Inspired by the OP, I contacted Frontier tech support. He checked my cable modem settings and made a change. I then restarted the modem and things seem better for now. It was, however, a Frontier DNS issue apparently caused by an old configuration setting in their cable modem.

Greg, I’m so impressed by your diligence. This is super helpful for anyone who might find themselves in the same spot. Thanks a bunch for sharing & going down this rabbit hole.

is anyone getting this issue again. Im getting this is a strange way again. ISP is TDS.

last year it was netlify.com not loading at all.
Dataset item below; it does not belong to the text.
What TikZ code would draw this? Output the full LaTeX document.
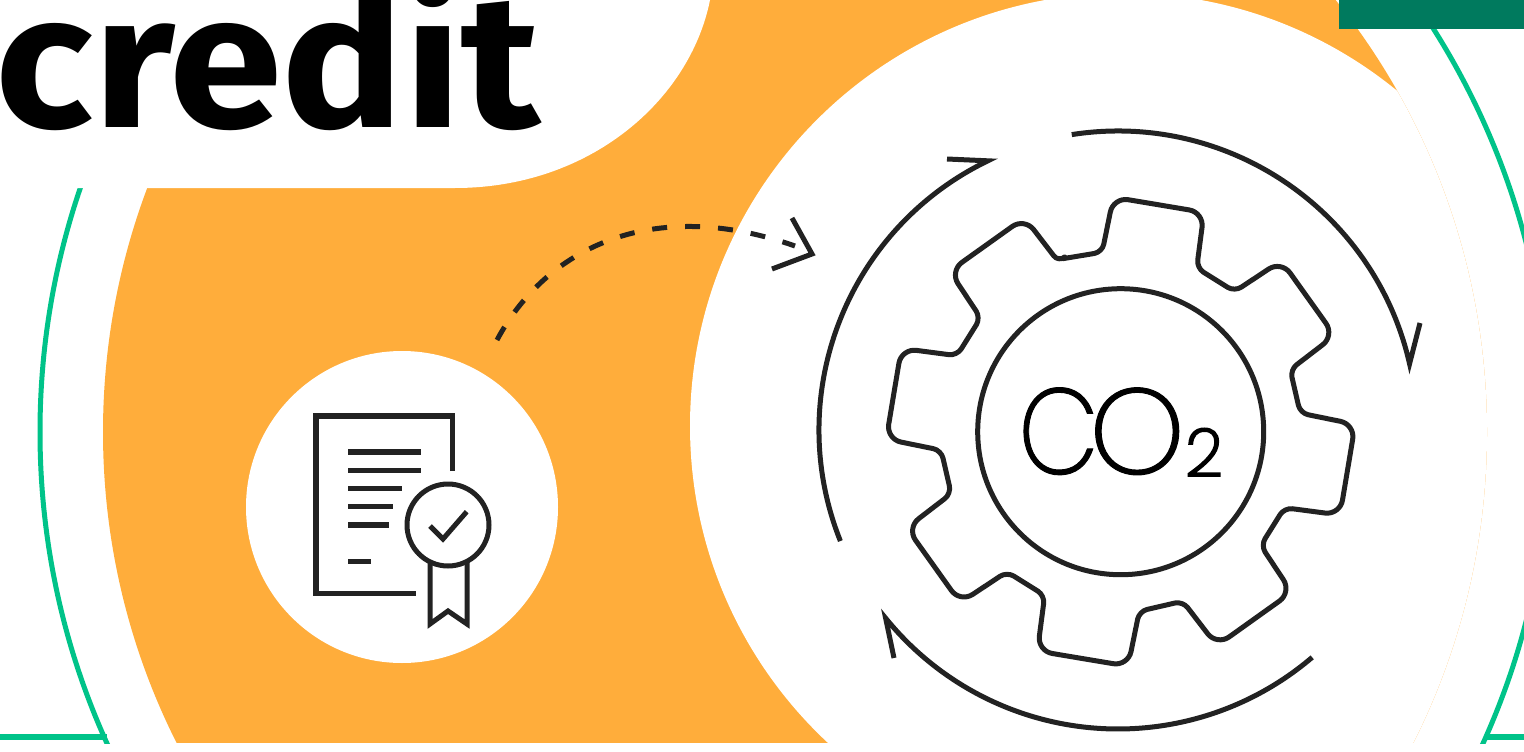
\documentclass[tikz,border=0pt]{standalone}
\usepackage{xcolor}
\usepackage{fontspec}
\usepackage{tikz}
\usetikzlibrary{positioning, calc}
\setmainfont{Fira Sans}
\newfontfamily\gasfont{Poppins ExtraLight}[RawFeature={embolden=0.8}]
\newfontfamily\subfont{Poppins ExtraLight}[RawFeature={embolden=3}]
\definecolor{creditorange}{HTML}{FFAD3B}
\definecolor{ringgreen}{HTML}{00C389}
\definecolor{bargreen}{HTML}{007A5E}
\definecolor{iconink}{HTML}{222222}
\tikzset{
    iconline/.style={draw=iconink, line width=5pt, miter limit=20},
    ringline/.style={draw=ringgreen, line width=5pt},
    textline/.style={draw=iconink, line width=5.3pt}
}

\begin{document}
\begin{tikzpicture}[x=1pt, y=-1pt]
    \useasboundingbox (0,0) rectangle (1524,752);
    \clip (0,0) rectangle (1524,752);
    \coordinate (bigcentre) at (795,432);
    \coordinate (gearcentre) at (1120.7,431.7);
    \coordinate (loopcentre) at (1118,430);

    \begin{scope}
        \clip (0,0) rectangle (1524,743);
        \draw[ringline] (bigcentre) circle[radius=755];
        \draw[ringgreen, line width=6pt] (0,736.5) -- (107,736.5);
        \draw[ringgreen, line width=6pt] (1487,736.5) -- (1524,736.5);
    \end{scope}

    \begin{scope}
        \clip (0,0) rectangle (1524,742.5);
        \fill[creditorange] (bigcentre) circle[radius=692];
    \end{scope}

    \fill[white] (-5,-5) -- (-5,188) -- (455,188)
        .. controls (590,188) and (690,100) .. (710,0) -- (710,-5) -- cycle;

    \begin{scope}
        \clip (bigcentre) circle[radius=692];
        \fill[white] (1123,426) circle[radius=433];
    \end{scope}

    \fill[bargreen] (1339,-1) rectangle (1525,29);

    \node[anchor=base west, inner sep=0pt, xscale=1.075, font=\bfseries\fontsize{190}{190}\selectfont] (credittitle) at (-5,127) {credit};

    \node[circle, fill=white, inner sep=0pt, minimum size=312pt] (certdisc) at (402,507) {};
    \draw[iconline, line width=5.3pt] (452.5,471) -- (452.5,416) -- (316,416) -- (316,593.5) -- (416,593.5);
    \draw[textline] (348,452) -- (421,452);
    \draw[textline] (348,470.5) -- (421,470.5);
    \draw[textline] (348,488.7) -- (402,488.7);
    \draw[textline] (348,506.7) -- (393,506.7);
    \draw[textline] (348,525) -- (389,525);
    \draw[textline] (348,561.7) -- (371,561.7);
    \draw[iconline] (430,555) -- (430,624) -- (448,611) -- (467,624) -- (467,555);
    \node[circle, iconline, fill=white, inner sep=0pt, minimum size=82pt] (seal) at (448,525) {};
    \draw[iconline] (430,526) -- (443,539) -- (466.7,511.7);

    \coordinate (dashstart) at (497,340);
    \coordinate (dashend) at (795,246);
    \draw[iconline, dash pattern=on 15pt off 18pt] (dashstart) .. controls (545,250) and (650,195) .. (dashend);
    \draw[iconline] (792,218) -- (812,254) -- (772,269);

    \begin{scope}[shift={(gearcentre)}]
        \draw[iconline, line join=round]
            (-58,-173) \foreach \tooth in {-80.5,-35.5,9.5,54.5,99.5,144.5,189.5,234.5} {
                [rounded corners=8pt] -- (\tooth-15.4:180.5)
                [rounded corners=15pt] -- (\tooth-11.3:234.6) -- (\tooth+11.3:234.6)
                [rounded corners=8pt] -- (\tooth+15.4:180.5)
            } -- cycle;
    \end{scope}
    \node[circle, iconline, inner sep=0pt, minimum size=286pt] (gearhub) at (gearcentre) {};

    \node[anchor=base west, inner sep=0pt, font=\gasfont\fontsize{122}{122}\selectfont] (gaslabel) at (1018,474) {\scalebox{0.86}[1]{C}\kern-10pt O};
    \node[anchor=base west, inner sep=0pt, font=\subfont\fontsize{66}{66}\selectfont] (gassub) at (1185,476) {2};

    \draw[iconline] ($(loopcentre)+(-98.9:299)$) arc[start angle=-98.9, end angle=-12.8, radius=299] -- (1420,323);
    \draw[iconline] ($(loopcentre)+(-201.8:299)$) arc[start angle=-201.8, end angle=-115.8, radius=299] -- (947,159);
    \draw[iconline] ($(loopcentre)+(49.5:299)$) arc[start angle=49.5, end angle=141, radius=299] -- (894,658);
\end{tikzpicture}
\end{document}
This year preview sites that have the ending netlify.app works but certain domains that is pointing to netlify servers from godaddy is not loading. turn off the wifi on the phone it also works. done all that restart router etc still didn’t fix the issue.

Same scenario. without vpn it doesn’t load, just a white screen. but when VPN is active it loads.

@stefantrinh1 That would mean this is still a local issue, not an issue with Netlify.